In 1863 Mr. Rutherfurd published in the American Journal of Science a paper dealing with the spectra of the stars, the moon, and the planets, the first published work of the kind after that of Bunsen and Kirchhoff, and the first attempt at classifying the stars according to their spectra. In this paper he said: "The star spectra present such varieties that it is difficult to point out any mode of classification. For the present, I divide them into three groups: first, those having many lines and bands, and mostly resembling the sun, viz.—Capella, β Geminorum, α Orionis, etc. These are all reddish or golden stars. The second group, of which Sirius is the type, present spectra wholly unlike that of the sun, and are white stars. The third group, comprising α Virginis, Rigel, etc., are also white stars, but show no lines; perhaps they contain no mineral substance, or are incandescent without flame." In 1864 he presented to the National Academy of Sciences a photograph of the solar spectrum obtained by means of bisulphide-of-carbon prisms, containing more than three times the number of lines that had been laid down within similar limits on the chart by Bunsen and Kirchhoff. In the course of his spectrum work, to which he now gave increasing attention, he found, as he had done in photographing, that the apparatus in use was insufficient for his purposes. He noticed that diffraction gratings of finely ruled lines upon glass and metal were preferable to series of prisms for the decomposition of light in spectral study. The best gratings in existence—still imperfect—were those of Nobert, who kept his process a secret. Mr. Rutherfurd—as usual helping himself in invention—devised a ruling engine capable of turning out much finer gratings than those of Nobert, some of which had about seventeen thousand lines to the square inch, and which have been surpassed only by those since made by Prof. Rowland. With these gratings his great photographs of the solar spectrum—more than eleven feet long—were made.

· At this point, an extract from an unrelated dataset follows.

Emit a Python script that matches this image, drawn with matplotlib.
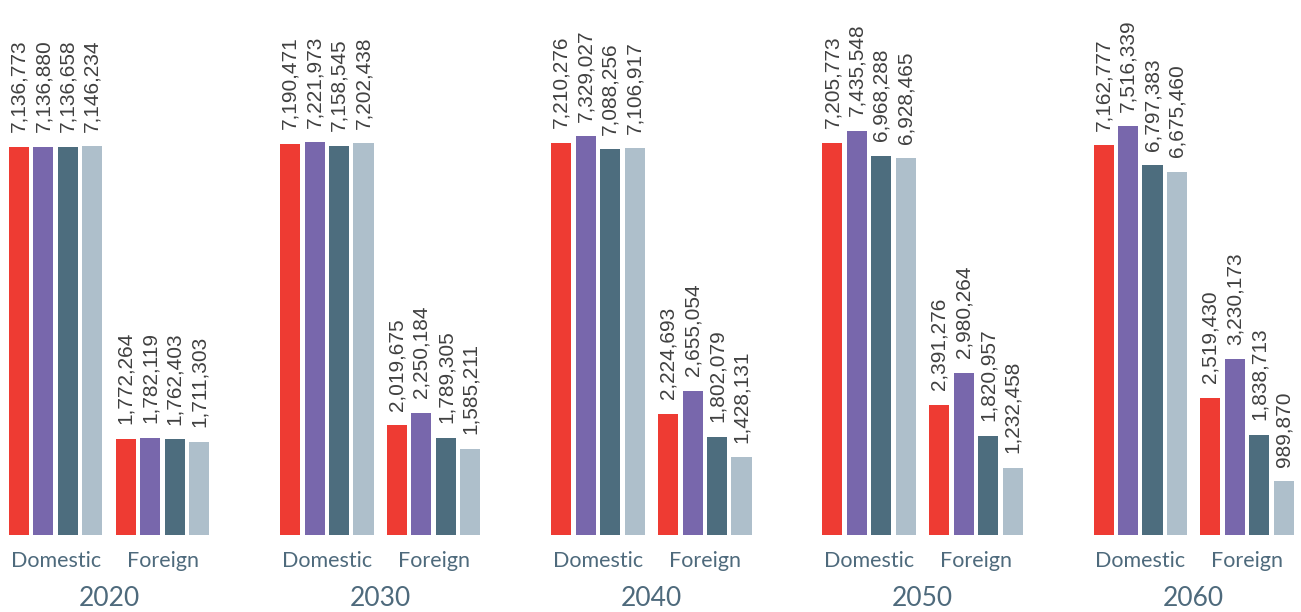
import matplotlib.pyplot as plt
import matplotlib.transforms as mtransforms

years = ["2020", "2030", "2040", "2050", "2060"]
groups = ["Domestic", "Foreign"]

# four scenarios per group, one value per year
domestic = [
    [7136773, 7136880, 7136658, 7146234],
    [7190471, 7221973, 7158545, 7202438],
    [7210276, 7329027, 7088256, 7106917],
    [7205773, 7435548, 6968288, 6928465],
    [7162777, 7516339, 6797383, 6675460],
]
foreign = [
    [1772264, 1782119, 1762403, 1711303],
    [2019675, 2250184, 1789305, 1585211],
    [2224693, 2655054, 1802079, 1428131],
    [2391276, 2980264, 1820957, 1232458],
    [2519430, 3230173, 1838713, 989870],
]

colors = ["#EE3B33", "#7867AC", "#4D6D7E", "#AEBFCB"]
label_color = "#4E6A7C"

fig = plt.figure(figsize=(13.01, 6.12), dpi=100)
ax = fig.add_axes([0, (612 - 535) / 612, 1, 535 / 612])

year_step = 11.09
foreign_offset = 4.37
bar_w = 0.82

for k, year in enumerate(years):
    base = k * year_step
    for g, data in enumerate([domestic[k], foreign[k]]):
        start = base + g * foreign_offset
        for i, v in enumerate(data):
            x = start + i
            ax.bar(x, v, width=bar_w, color=colors[i], linewidth=0)
            ax.annotate(f"{v:,}", (x, v), xytext=(0, 10.5), textcoords="offset points",
                        rotation=90, ha="center", va="bottom", fontsize=15,
                        family="Liberation Sans", color="#404040")
        trans = mtransforms.blended_transform_factory(ax.transData, fig.transFigure)
        ax.text(start + 1.5, 0.083, groups[g], transform=trans, ha="center", va="center",
                fontsize=15.5, family="Lato", color=label_color)
    trans = mtransforms.blended_transform_factory(ax.transData, fig.transFigure)
    ax.text(base + (foreign_offset + 3) / 2, 0.022, year, transform=trans, ha="center",
            va="center", fontsize=19, family="Lato", color=label_color)

px = 24.45
ax.set_xlim(-19 / px, 1282 / px)
ax.set_ylim(0, 535 / 54.4 * 1e6)
ax.axis("off")

fig.savefig("out.png", dpi=100)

After he ceased to take an active part in astronomical work, Mr. Rutherfurd gave his instruments and photographs to Columbia College: the telescope in December, 1883—and it is now mounted in the observatory one hundred and ten feet above the ground; the machine for making measures in the same year; and his best negatives in November, 1890. This valuable collection of photographs of the sun, the moon, and the star clusters has been placed in a fire-proof vault. It contains, according to a list published in the annals of the New York Academy of Sciences, one hundred and seventy-five plates of the sun, one hundred and seventy-four of the solar spectrum, four hundred and thirty-five of the moon, and six hundred and sixty-four of star clusters. The reduction of the measures of the Pleiades plates, taken with the thirteen-inch instrument and measured with the improved machine, undertaken according to the understanding between Mr. Rutherfurd and the college authorities by Prof. Rees and Mr. Harold Jacoby of the observatory, and completed and published only a few days before Mr. Rutherfurd's death, but too late to be examined by him, seem, says Prof. Rees, to indicate an accuracy of measures comparable with the best recent heliometer work. Yet they were all taken between 1865 and 1874. It is intended to continue the reductions till all the measures made with the improved machine—filling some twenty folio volumes of about two hundred pages each—are finished; then to measure the negatives that remain unmeasured, and proceed to their reduction.
Prof. Gould emphasizes the fact that all these plates were made some years before the discovery of the dry-plate process, by the aid of which celestial photography has made such wonderful progress in recent years; and "we owe to him not merely the first permanent records of the relative positions, at a given moment, of all the celestial objects impressed upon the sensitive plates, but the means and the accomplishment of the actual conversion of these records into actual numerical data."
Mr. Rutherfurd demonstrated, contrary to the prevailing opinion, that the albuminated collodion film could be made stable on glass under all conditions of atmospheric change.
Mr. Rutherfurd was a member of the International Meridian Conference that met in Washington in October, 1885, and took a prominent part in its work, framing and presenting the resolution that embodied the conclusions of the conference. He was invited by the French Academy of Sciences in 1887 to become a member of the International Conference on Astronomical Photography held in Paris in that year, and was given by the President of our National Academy of Sciences the appointment as its representative, but the condition of his health forbade his serving. He was an Associate of the Royal Astronomical Society. He was an original member of the National Academy of Sciences, which was incorporated by act of Congress in 1863. In 1867 he was elected President of the American Photographical Society, in the official board of which he had served for many years as first vice-president. During his administration the society became the Photographical Section of the American Institute. For many years he was not only a trustee of Columbia College, but one of the most active and hard-working members of that body. Mr. Rutherfurd's physical condition was delicate during the later years of his life, and not suitable for sedentary occupation, or that which exposed him to sudden changes of weather; but he continued his astronomical work as long as prudence permitted it, then retired wholly from it. His death was brought on by a cold, contracted while traveling to his winter residence in Florida, to which was added the shock caused by the sudden death of his daughter.
Of his personality, Mr. O. G. Mason says, in the Photographic Times: "No one could be long in his presence without feeling that he was a man of rare ability. His tall, erect figure and scholarly face made him conspicuous wherever he went. His dignified, courtly bearing and genial nature made earnest friends of all his acquaintances. His dislike of ostentation and show was a conspicuous trait of his character. He was never known to wear any one of the many decorations, emblems of rank, or acquirements which had been conferred upon him." His signature was his plain name, without the addition of any of the literary and scientific honors and titles he had a right to use. "His liberality in the diffusion of the knowledge which he had gained was known and appreciated by hundreds who sought his advice"; and "his wise counsel was sought and recognized as being of the highest value."